Philip Cooper, in his excellent review of unilateral devices a decade or so ago, noted that when elites begin to focus on the way the president uses a unilateral device, the president will shift to a different device that accomplishes the exact same thing but does not come with the same public scrutiny baggage. In the 1990s there was a lot of scrutiny of the executive order, for example, which Clinton was using in order to accomplish policy goals shut out by the Republican Congress. So Clinton simply shifted to a different device, or "tool" as Cooper called it, such as the "memoranda" to take the place of the executive order. Different device, same effect. What was different was public scrutiny.
A unilateral device, as you readers well know, is something that the president uses to accomplish political goals. Their value is they allow the president to circumvent the Congress. Examples of unilateral devices: the executive order, memoranda, the presidential proclamation, the executive agreement, and the signing statement.
Today's New York Times has an article about the signing statement and its use by the Obama administration that may confirm Cooper's argument.
The article notes that the Obama administration has laid off using the constitutional signing statement since last summer despite signing bills that should have elicited challenges. If you recall, Obama set off a firestorm in the Congress last summer when he challenged provisions of law dealing with US participation in international institutions despite earlier compromising with the Congress to allow the prohibitions to go forward. Obama caught a left-right series of punches from Democrats and Republicans upset with the challenges. After that, Obama issued no more constitutional signing statements (though he has issued rhetorical signing statements since). Yet, as the article notes, Obama signed legislation last month that contained the exact same prohibitions but did not issue a constitutional signing statement challenge the provisions. Instead the administration argues there is no need to repeat the challenge because of their previous challenges, backed up with an OLC opinion claiming the right to ignore the provisions. But that opinion was for a different bill, which does not seem to bother the administration.
Interesting.
There are a number of different theories surrounding the reasons why a president issues a constitutional signing statement. One theory is you make the challenges to any infraction in any bill in case the issue lands in the courts--the president can point to a consistent set of challenges refusing enforcement, as happened with the legislative veto in the 1983 Chadha decision. A second theory suggests that they are used in an effort to influence judicial decisionmaking, which was behind many of the bills in the last couple of years attempting to limit the use of the signing statement. A third theory suggests that they are used to influence bureaucratic decisionmaking. It seems that that administration may be abandoning that first theory in the belief that these issues are not likely to end up before the courts, so why consistently draw attention to the constitutional signing statement by constantly repeating yourself with identical challenges?

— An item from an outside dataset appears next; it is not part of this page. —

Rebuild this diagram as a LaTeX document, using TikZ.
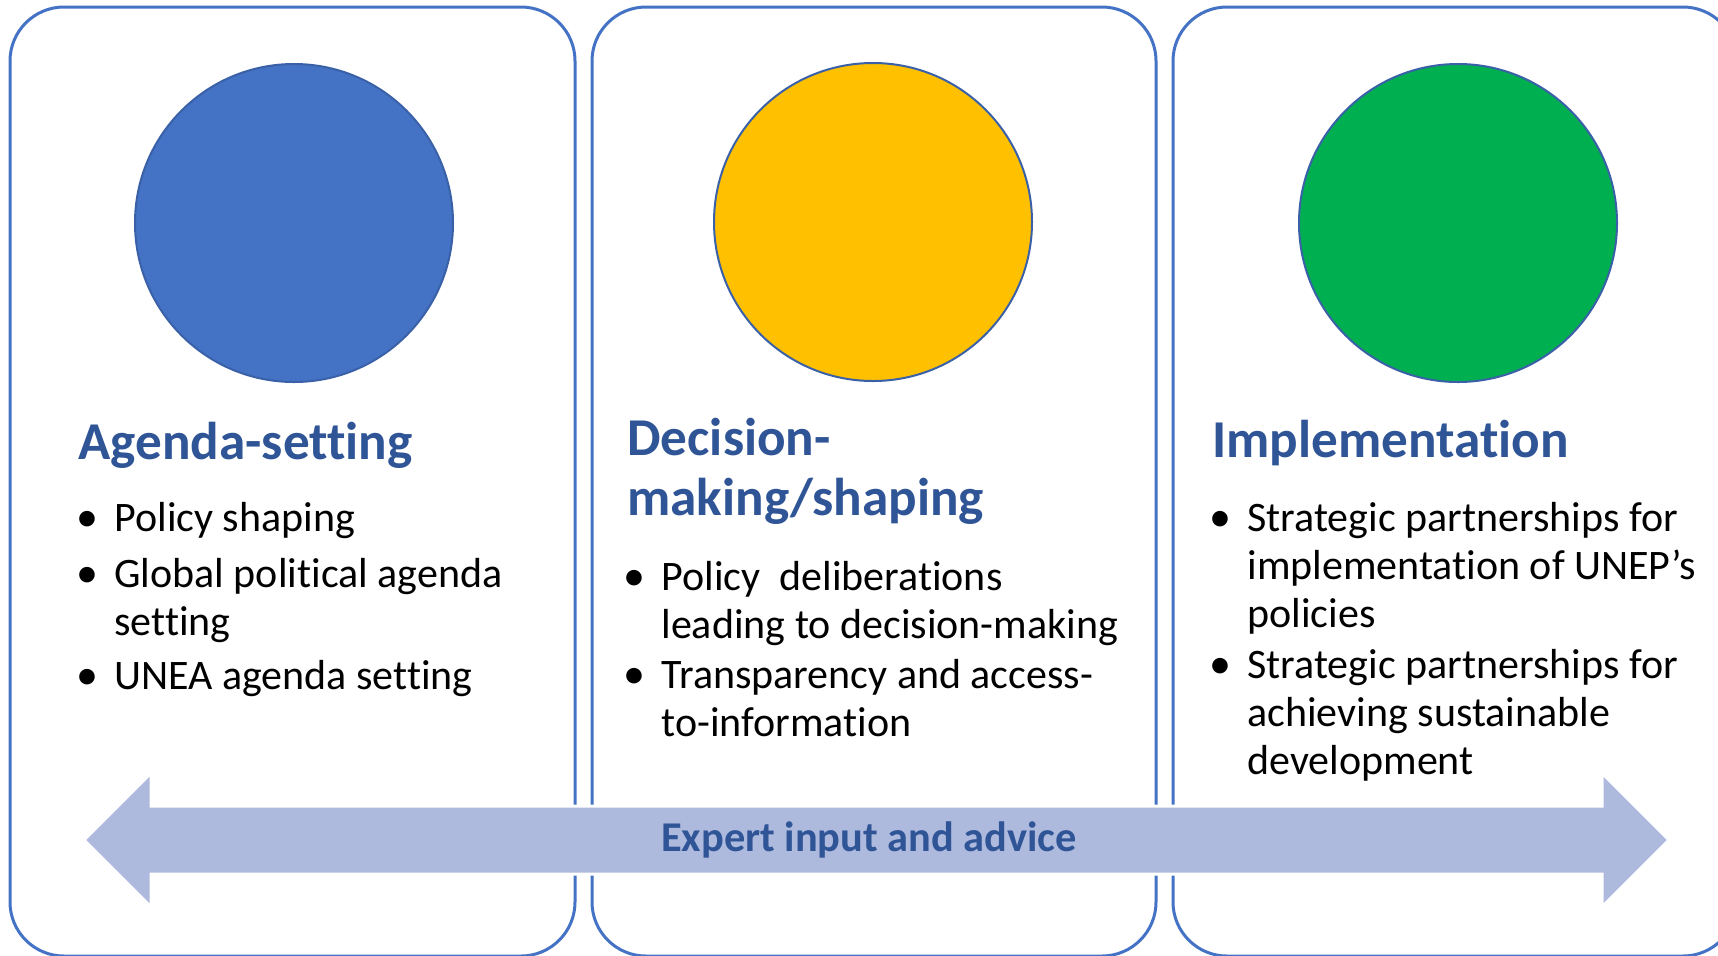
\documentclass[tikz,border=0pt]{standalone}
\usepackage{fontspec}
\setmainfont{Carlito}[Ligatures=NoCommon]
\usetikzlibrary{positioning}
\definecolor{framecol}{HTML}{4472C4}
\definecolor{headcol}{HTML}{2F5597}
\definecolor{agendacol}{HTML}{4472C4}
\definecolor{decisioncol}{HTML}{FFC000}
\definecolor{implcol}{HTML}{00B050}
\definecolor{arrowcol}{HTML}{AEB9DE}
% lines of one node, baseline on the first line
\newcommand{\toplines}[1]{\begin{tabular}[t]{@{}l@{}}#1\end{tabular}}

\begin{document}
\begin{tikzpicture}[x=0.5pt,y=-0.5pt]
    \tikzset{
        panel/.style = {draw=framecol, line width=1.5pt, rounded corners=27pt},
        disc/.style = {circle, draw=framecol!85!black, line width=1pt, minimum size=159pt, inner sep=0pt},
        heading/.style = {anchor=base west, inner sep=0pt, text=headcol, font=\fontsize{26.6pt}{30pt}\selectfont\bfseries},
        item/.style = {anchor=base west, inner sep=0pt, font=\fontsize{21pt}{24pt}\selectfont},
        dot/.style = {inner sep=0pt, font=\fontsize{22pt}{24pt}\selectfont, node distance=7.5pt},
    }
    \useasboundingbox (0,0) rectangle (1718,955);
    \clip (0,0) rectangle (1718,955);

    % the three panels
    \draw[panel] (10,7) rectangle (575,956);
    \draw[panel] (592,7) rectangle (1156,956);
    \draw[panel] (1173,7) rectangle (1737,956);

    \node [disc, fill=agendacol] (c1) at (294,223) {};
    \node [disc, fill=decisioncol] (c2) at (873,222) {};
    \node [disc, fill=implcol] (c3) at (1458,223) {};

    % agenda-setting
    \node [heading] (h1) at (78,459) {Agenda-setting};
    \node [item] (i11) at (114,531) {Policy shaping};
    \node [item] (i12) at (114,587) {\toplines{Global political agenda\\setting}};
    \node [item] (i13) at (114,689) {UNEA agenda setting};
    \node [dot,base left=of i11] (d11) {\textbullet};
    \node [dot,base left=of i12] (d12) {\textbullet};
    \node [dot,base left=of i13] (d13) {\textbullet};

    % decision-making
    \node [heading] (h2) at (627,455) {\toplines{Decision-\\making/shaping}};
    \node [item] (i21) at (661,590) {\toplines{Policy\ \ deliberations\\leading to decision-making}};
    \node [item] (i22) at (661,688) {\toplines{Transparency and access-\\to-information}};
    \node [dot,base left=of i21] (d21) {\textbullet};
    \node [dot,base left=of i22] (d22) {\textbullet};

    % implementation
    \node [heading] (h3) at (1212,457) {Implementation};
    \node [item] (i31) at (1247,531) {\toplines{Strategic partnerships for\\implementation of UNEP’s\\policies}};
    \node [item] (i32) at (1247,678) {\toplines{Strategic partnerships for\\achieving sustainable\\development}};
    \node [dot,base left=of i31] (d31) {\textbullet};
    \node [dot,base left=of i32] (d32) {\textbullet};

    % expert input arrow
    \fill [arrowcol, draw=white, line width=1.5pt] (84,840) -- (151,773) -- (151,806) -- (1602,806) -- (1602,773)
        -- (1669,840) -- (1602,907) -- (1602,874) -- (151,874) -- (151,907) -- cycle;
    \node [text=headcol, font=\fontsize{21.2pt}{24pt}\selectfont\bfseries] (advice) at (869,840) {Expert input and advice};
\end{tikzpicture}
\end{document}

They may also be hoping that new strategy, coupled with the numerous obstacles they have raised to track the use of the signing statement, will simply cause the issue to disappear as the public turns their attention elsewhere. Maybe. But they may be behaving as Cooper believed--turning to a different device that is harder to track. In the article, Jack Goldsmith, who worked in the OLC in the Bush II administration, notes that turning to the OLC opinion has advantages over the signing statement in that OLC opinions "are often secret," leading to "somewhat less accountability." Thus the only way you would know whether or not a challenge was made would be to try to monitor the behavior of those who work for the president, an incredibly daunting task that even the Congress has trouble doing.
It is ironic--this behavior is in direct relation to the abuse of the signing statement by President Bush II. His actions, which drew such high profile scrutiny of the signing statement did not lead to the disappearance of the device, but instead lead to driving it underground, leaving less accountability and scrutiny to a device that was already hard to track to begin with.
Be careful what you ask for, I guess.